Todo lo que hace Natalia con Seven Nation Army es una obra maestra. Su técnica es maquinal (canta furiosa sin desafinar, baila como si los bailarines tuvieran que alcanzarla), su actitud es animal: parece que el plató es suyo, que toda esa gente ha ido solo a verla a ella y que, cuando da una voltereta y al volver al suelo mira desafiante a la cámara, es la cámara la que se ha colocado justo donde ella ha querido llevar la mirada. El jaleo atronador de “lo-loro-lo-loro-lo” convierte la actuación en un concierto de estadio (uno en el que todos los asistentes son forofos del Boca Junior) y Natalia, lejos de bajar la guardia, parece hambrienta por destruir las dudas de todos los que cuestionaron sus cuatro dieces de la semana pasada.

Roberto Leal, que a estas alturas ya no recuerda su vida antes de empezar a presentar esta gala, explica que hay problemas con la app para votar pero no pasa nada porque todavía queda Calypso.

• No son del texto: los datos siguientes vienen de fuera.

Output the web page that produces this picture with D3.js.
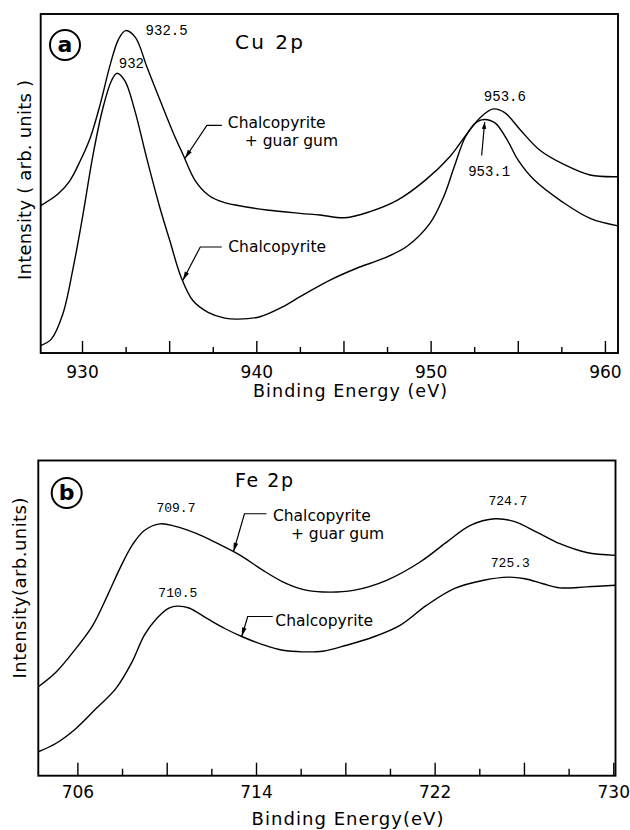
<!DOCTYPE html>
<html>
<head>
<meta charset="utf-8">
<script src="https://cdn.jsdelivr.net/npm/d3@7"></script>
<style>
  body { margin: 0; background: #fff; }
  svg { display: block; }
</style>
</head>
<body>
<svg id="chart" width="630" height="830"></svg>
<script>
// ---------- Cu 2p spectra (binding energy in eV, intensity in arbitrary units) ----------
const cuGuarEnergy = [927.63, 928.62, 929.3, 929.9, 930.48, 931.05, 931.63, 932.1, 932.5, 933.06,
  933.73, 934.49, 935.26, 935.78, 936.5, 937.3, 938.1, 938.95, 940.6, 942.51, 943.65, 945.09,
  946.52, 948.1, 949.7, 951.1, 952.1, 952.9, 953.6, 954.25, 955.15, 956.25, 957.7, 959.15, 960.75];
const cuGuarIntensity = [43.5, 46.9, 50.8, 56.7, 63.6, 73.5, 85.3, 92.6, 95.1, 93.1,
  84.3, 74.4, 64.6, 58.7, 50.8, 46.4, 44.5, 43.5, 42.2, 41.2, 40.7, 39.9,
  41.7, 45.1, 51.0, 57.9, 64.8, 69.7, 72.0, 70.9, 65.8, 59.9, 55.5, 52.5, 52.0];

const cuPureEnergy = [927.63, 928.24, 928.9, 929.5, 930.06, 930.64, 931.21, 931.69, 932.0, 932.46,
  933.03, 933.7, 934.46, 935.04, 935.69, 936.37, 937.23, 938.19, 938.95, 940.21, 941.55, 942.51,
  944.23, 945.76, 947.29, 948.63, 949.97, 950.75, 951.36, 952.0, 952.66, 953.1, 953.71, 954.4,
  955.02, 955.95, 957.55, 959.15, 960.75];
const cuPureIntensity = [2.2, 4.1, 11.5, 25.3, 41.0, 58.7, 72.5, 80.3, 82.5, 80.3,
  71.5, 57.7, 43.0, 33.1, 22.3, 15.4, 12.0, 10.3, 10.0, 10.7, 13.7, 16.6,
  21.5, 25.0, 27.9, 31.4, 38.3, 46.1, 55.0, 63.8, 68.2, 68.9, 67.8, 62.8,
  56.9, 51.0, 44.6, 39.7, 37.5];

const cuGuarPeaks = [932.5, 953.6];
const cuPurePeaks = [932, 953.1];
const cuMajorTicks = [930, 935, 940, 945, 950, 955, 960];
const cuMinorTicks = [932.5, 937.5, 942.5, 947.5, 952.5, 957.5];
const cuTickLabels = [930, 940, 950, 960];

// ---------- Fe 2p spectra ----------
const feGuarEnergy = [704.25, 705.05, 705.94, 706.69, 707.35, 707.9, 708.45, 709.0, 709.7, 710.35,
  711.35, 712.3, 713.3, 714.3, 715.2, 716.09, 716.99, 718.36, 719.85, 721.35, 722.54, 723.6,
  724.7, 725.55, 726.57, 727.61, 728.81, 730.1];
const feGuarIntensity = [28.2, 32.9, 40.4, 47.7, 57.2, 65.7, 73.1, 77.8, 79.9, 79.2,
  76.8, 73.6, 69.9, 65.2, 61.5, 59.1, 58.3, 58.8, 62.0, 67.8, 74.1, 79.4,
  81.5, 80.7, 77.3, 73.6, 70.8, 69.9];

const fePureEnergy = [704.25, 705.05, 705.94, 706.84, 707.73, 708.45, 709.0, 709.55, 710.1, 710.5,
  711.0, 711.8, 712.6, 713.41, 714.3, 715.2, 716.09, 716.99, 718.06, 719.25, 720.45, 721.65,
  722.9, 724.2, 725.3, 726.05, 726.85, 727.6, 728.81, 730.1];
const fePureIntensity = [7.6, 10.3, 15.0, 21.3, 27.7, 36.1, 44.6, 49.9, 53.2, 53.8,
  53.2, 49.9, 46.7, 44.0, 41.6, 39.8, 39.3, 39.5, 41.4, 44.0, 47.7, 54.1,
  59.4, 62.0, 63.0, 62.5, 60.9, 59.6, 59.9, 60.4];

const feGuarPeaks = [709.7, 724.7];
const fePurePeaks = [710.5, 725.3];
const feMajorTicks = [706, 710, 714, 718, 722, 726, 730];
const feMinorTicks = [708, 712, 716, 720, 724, 728];
const feTickLabels = [706, 714, 722, 730];

// ---------- drawing ----------
const SANS = "'DejaVu Sans', 'Liberation Sans', sans-serif";
const MONO = "'Liberation Mono', 'DejaVu Sans Mono', monospace";
const svg = d3.select('#chart');

function valueAt(E, I, e) {
  for (let i = 0; i < E.length - 1; i++) {
    if (e >= E[i] && e <= E[i + 1]) {
      const t = (e - E[i]) / (E[i + 1] - E[i]);
      return I[i] + t * (I[i + 1] - I[i]);
    }
  }
  return e < E[0] ? I[0] : I[I.length - 1];
}

function arrowHead(g, from, to, len, half) {
  const ang = Math.atan2(to[1] - from[1], to[0] - from[0]);
  const bx = to[0] - len * Math.cos(ang), by = to[1] - len * Math.sin(ang);
  const nx = -Math.sin(ang) * half, ny = Math.cos(ang) * half;
  g.append('path')
    .attr('d', `M${to[0]},${to[1]}L${bx + nx},${by + ny}L${bx - nx},${by - ny}Z`)
    .attr('fill', '#000');
}

function drawPanel(p) {
  const g = svg.append('g');
  const x = d3.scaleLinear().domain(p.xDomain).range([p.left, p.right]);
  const y = d3.scaleLinear().domain([0, 100]).range([p.bottom, p.top]);

  // bottom axis: long ticks, short ticks, numbers
  const major = g.append('g')
    .attr('transform', `translate(0,${p.bottom})`)
    .call(d3.axisBottom(x).tickValues(p.majorTicks).tickSize(-p.majorLen)
      .tickPadding(p.tickPad)
      .tickFormat(d => p.tickLabels.includes(d) ? String(d) : ''));
  const minor = g.append('g')
    .attr('transform', `translate(0,${p.bottom})`)
    .call(d3.axisBottom(x).tickValues(p.minorTicks).tickSize(-p.minorLen).tickFormat(() => ''));
  [major, minor].forEach(a => {
    a.select('.domain').remove();
    a.selectAll('.tick line').attr('stroke', '#000').attr('stroke-width', 1.4);
  });
  major.attr('font-family', SANS).attr('font-size', 17);
  major.selectAll('.tick text').attr('fill', '#000');

  // frame
  g.append('rect')
    .attr('x', p.left).attr('y', p.top)
    .attr('width', p.right - p.left).attr('height', p.bottom - p.top)
    .attr('fill', 'none').attr('stroke', '#000').attr('stroke-width', 1.9);

  // spectra
  const line = d3.line().x(d => x(d[0])).y(d => y(d[1])).curve(d3.curveCatmullRom.alpha(0.5));
  Object.values(p.series).forEach(s => {
    g.append('path')
      .datum(d3.zip(s.energy, s.intensity))
      .attr('d', line)
      .attr('fill', 'none').attr('stroke', '#000').attr('stroke-width', 1.4);
  });

  // peak positions
  p.peakLabels.forEach(pl => {
    const s = p.series[pl.series];
    const px = x(pl.e), py = y(valueAt(s.energy, s.intensity, pl.e));
    g.append('text')
      .attr('x', px + pl.dx).attr('y', py + pl.dy)
      .attr('text-anchor', 'middle')
      .attr('font-family', MONO).attr('font-size', p.peakFont)
      .attr('fill', '#000')
      .text(String(pl.e));
    if (pl.arrow) {
      const tip = [px, py + 2.5], base = [px - 3, py + 36];
      g.append('line').attr('x1', base[0]).attr('y1', base[1]).attr('x2', tip[0]).attr('y2', tip[1])
        .attr('stroke', '#000').attr('stroke-width', 1.2);
      arrowHead(g, base, tip, 7, 2.2);
    }
  });

  // sample callouts
  p.callouts.forEach(c => {
    const s = p.series[c.series];
    const tip = [x(c.e), y(valueAt(s.energy, s.intensity, c.e))];
    const elbow = [tip[0] + c.elbow[0], tip[1] + c.elbow[1]];
    const end = [tip[0] + c.end, elbow[1]];
    g.append('path')
      .attr('d', `M${end[0]},${end[1]}L${elbow[0]},${elbow[1]}L${tip[0]},${tip[1]}`)
      .attr('fill', 'none').attr('stroke', '#000').attr('stroke-width', 1.2);
    arrowHead(g, elbow, tip, 9, 2.3);
    c.lines.forEach(l => {
      g.append('text')
        .attr('x', tip[0] + l.dx).attr('y', tip[1] + l.dy)
        .attr('font-family', SANS).attr('font-size', p.calloutFont)
        .attr('fill', '#000')
        .text(l.text);
    });
  });

  // panel letter in a circle
  g.append('circle')
    .attr('cx', p.badge[0]).attr('cy', p.badge[1]).attr('r', 15)
    .attr('fill', 'none').attr('stroke', '#000').attr('stroke-width', 2);
  g.append('text')
    .attr('x', p.badge[0]).attr('y', p.badge[1] + 6.5)
    .attr('text-anchor', 'middle')
    .attr('font-family', SANS).attr('font-size', 22).attr('font-weight', 600)
    .attr('fill', '#000')
    .text(p.letter);

  // element / level title
  g.append('text')
    .attr('x', p.title.x).attr('y', p.title.y)
    .attr('font-family', SANS).attr('font-size', p.title.size)
    .attr('textLength', p.title.len).attr('lengthAdjust', 'spacing')
    .attr('fill', '#000')
    .text(p.title.text);

  // axis titles
  g.append('text')
    .attr('x', p.xTitle.x).attr('y', p.xTitle.y)
    .attr('text-anchor', 'middle')
    .attr('font-family', SANS).attr('font-size', p.xTitle.size)
    .attr('textLength', p.xTitle.len).attr('lengthAdjust', 'spacing')
    .attr('fill', '#000')
    .text(p.xTitle.text);
  g.append('text')
    .attr('transform', `translate(${p.yTitle.x},${p.yTitle.y}) rotate(-90)`)
    .attr('text-anchor', 'middle')
    .attr('font-family', SANS).attr('font-size', p.yTitle.size)
    .attr('textLength', p.yTitle.len).attr('lengthAdjust', 'spacing')
    .attr('fill', '#000')
    .text(p.yTitle.text);
}

// (a) Cu 2p
drawPanel({
  xDomain: [927.63, 960.75], left: 40.7, right: 618, top: 14, bottom: 353,
  majorTicks: cuMajorTicks, minorTicks: cuMinorTicks, tickLabels: cuTickLabels,
  majorLen: 12, minorLen: 6, tickPad: 13,
  series: {
    guar: { energy: cuGuarEnergy, intensity: cuGuarIntensity },
    pure: { energy: cuPureEnergy, intensity: cuPureIntensity }
  },
  peakFont: 14,
  peakLabels: [
    { series: 'guar', e: cuGuarPeaks[0], dx: 41, dy: 4.5 },
    { series: 'pure', e: cuPurePeaks[0], dx: 14.5, dy: -5 },
    { series: 'guar', e: cuGuarPeaks[1], dx: 11.5, dy: -7.5 },
    { series: 'pure', e: cuPurePeaks[1], dx: 4.5, dy: 57, arrow: true }
  ],
  calloutFont: 15.5,
  callouts: [
    { series: 'guar', e: 935.9, elbow: [22, -33], end: 37,
      lines: [{ text: 'Chalcopyrite', dx: 43, dy: -30 }, { text: '+ guar gum', dx: 60, dy: -12.5 }] },
    { series: 'pure', e: 935.78, elbow: [17.5, -33.5], end: 39,
      lines: [{ text: 'Chalcopyrite', dx: 45.5, dy: -28.5 }] }
  ],
  badge: [65, 45], letter: 'a',
  title: { text: 'Cu 2p', x: 235, y: 49, size: 20, len: 68 },
  xTitle: { text: 'Binding Energy (eV)', x: 350, y: 397, size: 17.5, len: 194 },
  yTitle: { text: 'Intensity ( arb. units )', x: 31, y: 180, size: 18, len: 200 }
});

// (b) Fe 2p
drawPanel({
  xDomain: [704.25, 730.1], left: 38.3, right: 615.5, top: 460.5, bottom: 775.7,
  majorTicks: feMajorTicks, minorTicks: feMinorTicks, tickLabels: feTickLabels,
  majorLen: 13, minorLen: 7, tickPad: 10,
  series: {
    guar: { energy: feGuarEnergy, intensity: feGuarIntensity },
    pure: { energy: fePureEnergy, intensity: fePureIntensity }
  },
  peakFont: 13,
  peakLabels: [
    { series: 'guar', e: feGuarPeaks[0], dx: 16, dy: -12 },
    { series: 'pure', e: fePurePeaks[0], dx: 0, dy: -9.5 },
    { series: 'guar', e: feGuarPeaks[1], dx: 13, dy: -13.5 },
    { series: 'pure', e: fePurePeaks[1], dx: 2, dy: -10 }
  ],
  calloutFont: 15.5,
  callouts: [
    { series: 'guar', e: 712.99, elbow: [11, -38], end: 33,
      lines: [{ text: 'Chalcopyrite', dx: 39.5, dy: -30.5 }, { text: '+ guar gum', dx: 57.5, dy: -12.5 }] },
    { series: 'pure', e: 713.36, elbow: [6, -20], end: 31,
      lines: [{ text: 'Chalcopyrite', dx: 33.6, dy: -10.8 }] }
  ],
  badge: [66.7, 493], letter: 'b',
  title: { text: 'Fe 2p', x: 235, y: 487, size: 19, len: 58 },
  xTitle: { text: 'Binding Energy(eV)', x: 347.5, y: 825, size: 18, len: 192 },
  yTitle: { text: 'Intensity(arb.units)', x: 26, y: 588, size: 18, len: 181 }
});
</script>
</body>
</html>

Qué suerte. Nada de lo que ocurre durante esta actuación tiene sentido, ni Famous diciendo “estamos flamencos, ¿no?” con acento caribeño y acabando con un rap, ni Miki tratando de resultar sexy aporreándose el costado, ni Sabela correteando de un lado al otro con cara de “a mí me da que lo de calypso es una metáfora”. Y al final el público llega a un punto que jamás creyó que iba a alcanzar: echa de menos “tambor, tambor, tambor que llama tambor”.

A quién también echaremos de menos es a Miki, que no solo se va de OT a las puertas de la final sino que se va de OT a las puertas de la final con una camisa estampada de palmeras. Porque, al final, OT se toma mucho menos en serio a sí mismo que sus fans. Y ni siquiera vamos a echar tanto de menos a Miki, porque ¿cuántas canciones tiene para Eurovisión? Él te lo dice cantando: “Un, dos, tres. Calypso”.